[Start]

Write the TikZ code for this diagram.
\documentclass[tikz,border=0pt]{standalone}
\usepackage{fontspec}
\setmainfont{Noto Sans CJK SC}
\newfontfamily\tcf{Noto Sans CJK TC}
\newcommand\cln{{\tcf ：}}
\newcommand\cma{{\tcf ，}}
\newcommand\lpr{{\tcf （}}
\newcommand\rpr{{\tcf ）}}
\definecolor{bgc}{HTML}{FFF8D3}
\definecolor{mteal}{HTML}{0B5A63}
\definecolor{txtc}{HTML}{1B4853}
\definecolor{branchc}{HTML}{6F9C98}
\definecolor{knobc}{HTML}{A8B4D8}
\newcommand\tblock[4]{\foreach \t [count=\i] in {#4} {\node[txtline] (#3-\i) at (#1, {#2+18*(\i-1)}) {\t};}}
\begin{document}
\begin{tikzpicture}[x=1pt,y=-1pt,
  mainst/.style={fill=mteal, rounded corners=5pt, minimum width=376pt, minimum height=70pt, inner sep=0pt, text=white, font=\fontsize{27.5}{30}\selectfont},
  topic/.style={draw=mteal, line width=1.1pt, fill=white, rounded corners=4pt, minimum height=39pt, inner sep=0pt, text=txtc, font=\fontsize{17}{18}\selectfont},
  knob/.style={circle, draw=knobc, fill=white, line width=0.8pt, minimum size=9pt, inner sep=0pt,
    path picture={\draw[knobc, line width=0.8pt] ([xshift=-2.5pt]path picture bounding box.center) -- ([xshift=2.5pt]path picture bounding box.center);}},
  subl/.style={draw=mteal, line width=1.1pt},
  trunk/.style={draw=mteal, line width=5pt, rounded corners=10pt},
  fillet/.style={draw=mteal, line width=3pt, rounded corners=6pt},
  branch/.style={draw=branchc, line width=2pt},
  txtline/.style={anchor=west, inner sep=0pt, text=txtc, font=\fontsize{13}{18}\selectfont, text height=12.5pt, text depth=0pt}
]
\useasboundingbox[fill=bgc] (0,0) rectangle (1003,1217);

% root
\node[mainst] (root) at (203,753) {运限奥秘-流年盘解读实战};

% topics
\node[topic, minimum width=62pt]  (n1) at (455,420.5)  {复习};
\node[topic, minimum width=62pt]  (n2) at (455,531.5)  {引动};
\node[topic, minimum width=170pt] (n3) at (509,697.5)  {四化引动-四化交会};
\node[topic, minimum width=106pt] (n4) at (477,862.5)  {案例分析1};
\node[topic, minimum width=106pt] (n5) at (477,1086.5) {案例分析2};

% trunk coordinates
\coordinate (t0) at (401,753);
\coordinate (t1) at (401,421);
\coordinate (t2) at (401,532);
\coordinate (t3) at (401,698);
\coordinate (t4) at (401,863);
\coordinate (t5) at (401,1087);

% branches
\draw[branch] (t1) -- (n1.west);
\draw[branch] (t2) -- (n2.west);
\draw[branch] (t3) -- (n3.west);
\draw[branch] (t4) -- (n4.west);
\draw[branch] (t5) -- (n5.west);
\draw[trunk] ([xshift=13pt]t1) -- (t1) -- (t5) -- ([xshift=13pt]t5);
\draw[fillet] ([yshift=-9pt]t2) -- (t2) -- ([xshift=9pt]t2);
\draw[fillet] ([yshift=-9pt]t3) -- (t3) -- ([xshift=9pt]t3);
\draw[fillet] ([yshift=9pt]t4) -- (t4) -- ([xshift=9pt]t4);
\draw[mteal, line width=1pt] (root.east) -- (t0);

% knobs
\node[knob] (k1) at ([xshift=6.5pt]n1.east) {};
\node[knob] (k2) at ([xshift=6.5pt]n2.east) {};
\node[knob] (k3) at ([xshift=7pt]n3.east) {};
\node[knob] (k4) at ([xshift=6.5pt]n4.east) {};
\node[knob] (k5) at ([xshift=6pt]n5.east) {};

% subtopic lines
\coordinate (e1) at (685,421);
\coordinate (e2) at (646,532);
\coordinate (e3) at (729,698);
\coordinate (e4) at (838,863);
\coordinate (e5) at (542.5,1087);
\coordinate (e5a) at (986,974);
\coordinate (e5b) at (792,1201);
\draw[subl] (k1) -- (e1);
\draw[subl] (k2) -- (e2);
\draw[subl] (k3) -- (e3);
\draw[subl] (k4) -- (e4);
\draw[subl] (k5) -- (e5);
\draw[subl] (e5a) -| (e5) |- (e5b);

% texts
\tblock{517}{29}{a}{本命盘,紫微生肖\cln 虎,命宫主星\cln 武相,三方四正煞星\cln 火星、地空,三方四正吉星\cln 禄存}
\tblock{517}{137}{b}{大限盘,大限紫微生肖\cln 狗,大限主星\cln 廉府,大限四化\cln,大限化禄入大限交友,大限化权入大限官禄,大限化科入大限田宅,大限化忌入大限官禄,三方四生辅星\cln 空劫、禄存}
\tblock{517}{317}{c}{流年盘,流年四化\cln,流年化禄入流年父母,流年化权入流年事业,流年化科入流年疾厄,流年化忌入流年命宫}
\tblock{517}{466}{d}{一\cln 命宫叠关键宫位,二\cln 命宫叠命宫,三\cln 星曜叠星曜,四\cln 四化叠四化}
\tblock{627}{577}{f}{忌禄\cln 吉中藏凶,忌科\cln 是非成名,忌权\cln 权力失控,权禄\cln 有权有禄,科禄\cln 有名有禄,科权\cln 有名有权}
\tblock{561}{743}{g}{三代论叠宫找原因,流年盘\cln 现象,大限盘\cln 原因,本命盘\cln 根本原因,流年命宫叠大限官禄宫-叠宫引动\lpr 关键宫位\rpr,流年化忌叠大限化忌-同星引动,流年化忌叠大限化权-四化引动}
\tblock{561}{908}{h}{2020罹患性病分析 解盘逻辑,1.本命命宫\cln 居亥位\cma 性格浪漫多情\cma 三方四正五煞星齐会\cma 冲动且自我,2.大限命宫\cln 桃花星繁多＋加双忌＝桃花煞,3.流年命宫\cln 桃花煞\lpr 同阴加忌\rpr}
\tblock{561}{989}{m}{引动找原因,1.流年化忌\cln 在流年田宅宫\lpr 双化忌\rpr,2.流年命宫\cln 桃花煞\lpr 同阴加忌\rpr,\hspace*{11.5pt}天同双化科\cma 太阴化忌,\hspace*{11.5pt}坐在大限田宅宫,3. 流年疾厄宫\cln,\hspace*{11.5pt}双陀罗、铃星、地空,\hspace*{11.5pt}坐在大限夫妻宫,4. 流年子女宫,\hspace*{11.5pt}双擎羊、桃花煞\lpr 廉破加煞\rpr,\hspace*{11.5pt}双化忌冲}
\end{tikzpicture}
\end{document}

[End]

#### EXERCISE DESCRIPTION:
Copy out the data shown above without altering anything.

#### RESULT OF THE TASK:
Write the TikZ code for this diagram.
\documentclass[tikz,border=0pt]{standalone}
\usepackage{fontspec}
\setmainfont{Noto Sans CJK SC}
\newfontfamily\tcf{Noto Sans CJK TC}
\newcommand\cln{{\tcf ：}}
\newcommand\cma{{\tcf ，}}
\newcommand\lpr{{\tcf （}}
\newcommand\rpr{{\tcf ）}}
\definecolor{bgc}{HTML}{FFF8D3}
\definecolor{mteal}{HTML}{0B5A63}
\definecolor{txtc}{HTML}{1B4853}
\definecolor{branchc}{HTML}{6F9C98}
\definecolor{knobc}{HTML}{A8B4D8}
\newcommand\tblock[4]{\foreach \t [count=\i] in {#4} {\node[txtline] (#3-\i) at (#1, {#2+18*(\i-1)}) {\t};}}
\begin{document}
\begin{tikzpicture}[x=1pt,y=-1pt,
  mainst/.style={fill=mteal, rounded corners=5pt, minimum width=376pt, minimum height=70pt, inner sep=0pt, text=white, font=\fontsize{27.5}{30}\selectfont},
  topic/.style={draw=mteal, line width=1.1pt, fill=white, rounded corners=4pt, minimum height=39pt, inner sep=0pt, text=txtc, font=\fontsize{17}{18}\selectfont},
  knob/.style={circle, draw=knobc, fill=white, line width=0.8pt, minimum size=9pt, inner sep=0pt,
    path picture={\draw[knobc, line width=0.8pt] ([xshift=-2.5pt]path picture bounding box.center) -- ([xshift=2.5pt]path picture bounding box.center);}},
  subl/.style={draw=mteal, line width=1.1pt},
  trunk/.style={draw=mteal, line width=5pt, rounded corners=10pt},
  fillet/.style={draw=mteal, line width=3pt, rounded corners=6pt},
  branch/.style={draw=branchc, line width=2pt},
  txtline/.style={anchor=west, inner sep=0pt, text=txtc, font=\fontsize{13}{18}\selectfont, text height=12.5pt, text depth=0pt}
]
\useasboundingbox[fill=bgc] (0,0) rectangle (1003,1217);

% root
\node[mainst] (root) at (203,753) {运限奥秘-流年盘解读实战};

% topics
\node[topic, minimum width=62pt]  (n1) at (455,420.5)  {复习};
\node[topic, minimum width=62pt]  (n2) at (455,531.5)  {引动};
\node[topic, minimum width=170pt] (n3) at (509,697.5)  {四化引动-四化交会};
\node[topic, minimum width=106pt] (n4) at (477,862.5)  {案例分析1};
\node[topic, minimum width=106pt] (n5) at (477,1086.5) {案例分析2};

% trunk coordinates
\coordinate (t0) at (401,753);
\coordinate (t1) at (401,421);
\coordinate (t2) at (401,532);
\coordinate (t3) at (401,698);
\coordinate (t4) at (401,863);
\coordinate (t5) at (401,1087);

% branches
\draw[branch] (t1) -- (n1.west);
\draw[branch] (t2) -- (n2.west);
\draw[branch] (t3) -- (n3.west);
\draw[branch] (t4) -- (n4.west);
\draw[branch] (t5) -- (n5.west);
\draw[trunk] ([xshift=13pt]t1) -- (t1) -- (t5) -- ([xshift=13pt]t5);
\draw[fillet] ([yshift=-9pt]t2) -- (t2) -- ([xshift=9pt]t2);
\draw[fillet] ([yshift=-9pt]t3) -- (t3) -- ([xshift=9pt]t3);
\draw[fillet] ([yshift=9pt]t4) -- (t4) -- ([xshift=9pt]t4);
\draw[mteal, line width=1pt] (root.east) -- (t0);

% knobs
\node[knob] (k1) at ([xshift=6.5pt]n1.east) {};
\node[knob] (k2) at ([xshift=6.5pt]n2.east) {};
\node[knob] (k3) at ([xshift=7pt]n3.east) {};
\node[knob] (k4) at ([xshift=6.5pt]n4.east) {};
\node[knob] (k5) at ([xshift=6pt]n5.east) {};

% subtopic lines
\coordinate (e1) at (685,421);
\coordinate (e2) at (646,532);
\coordinate (e3) at (729,698);
\coordinate (e4) at (838,863);
\coordinate (e5) at (542.5,1087);
\coordinate (e5a) at (986,974);
\coordinate (e5b) at (792,1201);
\draw[subl] (k1) -- (e1);
\draw[subl] (k2) -- (e2);
\draw[subl] (k3) -- (e3);
\draw[subl] (k4) -- (e4);
\draw[subl] (k5) -- (e5);
\draw[subl] (e5a) -| (e5) |- (e5b);

% texts
\tblock{517}{29}{a}{本命盘,紫微生肖\cln 虎,命宫主星\cln 武相,三方四正煞星\cln 火星、地空,三方四正吉星\cln 禄存}
\tblock{517}{137}{b}{大限盘,大限紫微生肖\cln 狗,大限主星\cln 廉府,大限四化\cln,大限化禄入大限交友,大限化权入大限官禄,大限化科入大限田宅,大限化忌入大限官禄,三方四生辅星\cln 空劫、禄存}
\tblock{517}{317}{c}{流年盘,流年四化\cln,流年化禄入流年父母,流年化权入流年事业,流年化科入流年疾厄,流年化忌入流年命宫}
\tblock{517}{466}{d}{一\cln 命宫叠关键宫位,二\cln 命宫叠命宫,三\cln 星曜叠星曜,四\cln 四化叠四化}
\tblock{627}{577}{f}{忌禄\cln 吉中藏凶,忌科\cln 是非成名,忌权\cln 权力失控,权禄\cln 有权有禄,科禄\cln 有名有禄,科权\cln 有名有权}
\tblock{561}{743}{g}{三代论叠宫找原因,流年盘\cln 现象,大限盘\cln 原因,本命盘\cln 根本原因,流年命宫叠大限官禄宫-叠宫引动\lpr 关键宫位\rpr,流年化忌叠大限化忌-同星引动,流年化忌叠大限化权-四化引动}
\tblock{561}{908}{h}{2020罹患性病分析 解盘逻辑,1.本命命宫\cln 居亥位\cma 性格浪漫多情\cma 三方四正五煞星齐会\cma 冲动且自我,2.大限命宫\cln 桃花星繁多＋加双忌＝桃花煞,3.流年命宫\cln 桃花煞\lpr 同阴加忌\rpr}
\tblock{561}{989}{m}{引动找原因,1.流年化忌\cln 在流年田宅宫\lpr 双化忌\rpr,2.流年命宫\cln 桃花煞\lpr 同阴加忌\rpr,\hspace*{11.5pt}天同双化科\cma 太阴化忌,\hspace*{11.5pt}坐在大限田宅宫,3. 流年疾厄宫\cln,\hspace*{11.5pt}双陀罗、铃星、地空,\hspace*{11.5pt}坐在大限夫妻宫,4. 流年子女宫,\hspace*{11.5pt}双擎羊、桃花煞\lpr 廉破加煞\rpr,\hspace*{11.5pt}双化忌冲}
\end{tikzpicture}
\end{document}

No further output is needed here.